Talk about getting the messy end of the stick.
- Yellow Dog Democrat - Thursday, May 31, 12 @ 4:17 pm:
=== The Democrats should ask Quinn to veto lines which keep GOP facilities open ===
Oh, I don’t think they’ll have to ask. I think Quinn’s definitely going to line those out. They were never in his budget to begin with.
- Yellow Dog Democrat - Thursday, May 31, 12 @ 4:19 pm:
=== Here’s what counts. If the State of IL gets a full two step downgrade in our credit rating, we’re pretty much screwed. A full 2 step hit takes us down below ‘investment grade’. ===
Only if we’re trying to borrow more money, right?
93% of voters oppose more borrowing to solve the budget problem.
- Judgment Day - Thursday, May 31, 12 @ 5:42 pm:
Inactive:
It’s not the 28k a year pensions that are the issue. It’s that in TRS, right at 46% of all the TRS annual pension obligations are over $50k per year. And when you work the numbers, that’s a fiscal obligation that is simply not sustainable medium term, much less long term.

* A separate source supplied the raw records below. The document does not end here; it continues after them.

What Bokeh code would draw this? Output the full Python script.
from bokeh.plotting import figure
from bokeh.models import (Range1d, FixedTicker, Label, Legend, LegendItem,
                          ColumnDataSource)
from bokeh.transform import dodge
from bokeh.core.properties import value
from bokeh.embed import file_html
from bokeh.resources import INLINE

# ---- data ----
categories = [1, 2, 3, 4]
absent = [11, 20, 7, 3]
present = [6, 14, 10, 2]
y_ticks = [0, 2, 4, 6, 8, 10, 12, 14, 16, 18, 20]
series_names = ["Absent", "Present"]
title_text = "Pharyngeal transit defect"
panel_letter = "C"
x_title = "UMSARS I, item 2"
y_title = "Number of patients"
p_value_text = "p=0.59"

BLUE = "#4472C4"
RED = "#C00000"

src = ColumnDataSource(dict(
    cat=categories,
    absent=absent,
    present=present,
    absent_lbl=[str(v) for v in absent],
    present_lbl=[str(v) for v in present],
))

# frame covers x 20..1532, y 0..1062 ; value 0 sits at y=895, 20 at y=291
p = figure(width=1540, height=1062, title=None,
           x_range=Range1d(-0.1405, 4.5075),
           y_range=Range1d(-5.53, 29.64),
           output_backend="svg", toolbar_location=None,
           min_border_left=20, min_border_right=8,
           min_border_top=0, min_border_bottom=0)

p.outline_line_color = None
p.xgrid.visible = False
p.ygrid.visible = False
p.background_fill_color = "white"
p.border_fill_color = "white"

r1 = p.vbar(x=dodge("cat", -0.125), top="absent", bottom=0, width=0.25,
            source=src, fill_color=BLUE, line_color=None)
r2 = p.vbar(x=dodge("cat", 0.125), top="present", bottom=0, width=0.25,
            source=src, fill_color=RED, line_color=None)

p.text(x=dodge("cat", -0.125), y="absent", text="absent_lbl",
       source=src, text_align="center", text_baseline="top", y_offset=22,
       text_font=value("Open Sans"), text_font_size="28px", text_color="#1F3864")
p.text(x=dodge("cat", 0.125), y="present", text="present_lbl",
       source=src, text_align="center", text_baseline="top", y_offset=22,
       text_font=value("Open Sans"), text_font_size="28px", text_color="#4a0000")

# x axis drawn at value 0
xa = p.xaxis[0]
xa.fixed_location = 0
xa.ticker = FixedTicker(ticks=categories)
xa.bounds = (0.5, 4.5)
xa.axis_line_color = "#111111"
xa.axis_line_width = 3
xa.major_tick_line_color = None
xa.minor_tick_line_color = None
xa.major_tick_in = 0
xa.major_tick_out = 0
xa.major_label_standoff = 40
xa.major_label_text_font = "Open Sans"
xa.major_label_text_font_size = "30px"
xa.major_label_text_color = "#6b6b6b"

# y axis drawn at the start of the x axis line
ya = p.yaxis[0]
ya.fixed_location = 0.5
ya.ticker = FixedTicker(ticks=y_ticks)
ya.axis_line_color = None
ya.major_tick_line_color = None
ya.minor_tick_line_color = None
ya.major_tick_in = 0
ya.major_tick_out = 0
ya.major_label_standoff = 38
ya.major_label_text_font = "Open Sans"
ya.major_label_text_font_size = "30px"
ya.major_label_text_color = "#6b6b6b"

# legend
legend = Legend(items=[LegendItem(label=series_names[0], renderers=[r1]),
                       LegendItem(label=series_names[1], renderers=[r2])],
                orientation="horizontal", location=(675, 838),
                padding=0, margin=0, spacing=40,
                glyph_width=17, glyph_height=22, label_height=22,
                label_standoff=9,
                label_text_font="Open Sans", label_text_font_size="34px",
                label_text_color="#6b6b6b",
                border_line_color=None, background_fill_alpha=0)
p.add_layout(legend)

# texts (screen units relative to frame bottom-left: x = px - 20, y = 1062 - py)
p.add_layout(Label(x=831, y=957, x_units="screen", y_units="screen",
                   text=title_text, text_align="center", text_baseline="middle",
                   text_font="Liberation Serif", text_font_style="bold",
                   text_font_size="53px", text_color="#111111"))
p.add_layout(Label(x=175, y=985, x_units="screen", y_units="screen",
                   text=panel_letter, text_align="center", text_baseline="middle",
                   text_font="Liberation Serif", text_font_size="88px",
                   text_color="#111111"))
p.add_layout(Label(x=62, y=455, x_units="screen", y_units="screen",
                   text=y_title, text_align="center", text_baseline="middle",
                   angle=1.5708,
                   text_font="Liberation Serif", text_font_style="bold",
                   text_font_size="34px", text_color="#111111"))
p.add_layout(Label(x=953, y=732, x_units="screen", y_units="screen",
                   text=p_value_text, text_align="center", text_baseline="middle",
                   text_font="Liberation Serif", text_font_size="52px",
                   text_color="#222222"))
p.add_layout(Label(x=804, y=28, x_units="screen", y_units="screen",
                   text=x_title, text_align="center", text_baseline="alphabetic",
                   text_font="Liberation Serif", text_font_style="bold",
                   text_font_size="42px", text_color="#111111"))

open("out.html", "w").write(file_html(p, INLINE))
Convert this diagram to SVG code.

“…so much fat to be cut from school programs”
Ok. I’ve worked both in/for a number of local governments for a really long time, and I’m not disagreeing. But the old saying of “Change in Hard” applies, and it doesn’t tend to happen until times get hard.
We’re not there yet, but we’re probably going to get there fairly soon.
- wordslinger - Friday, Jun 1, 12 @ 8:07 am:
JD, the rating agencies and investment bankers have no credibility. It took a while, but I think most folks realize the emperors have no clothes.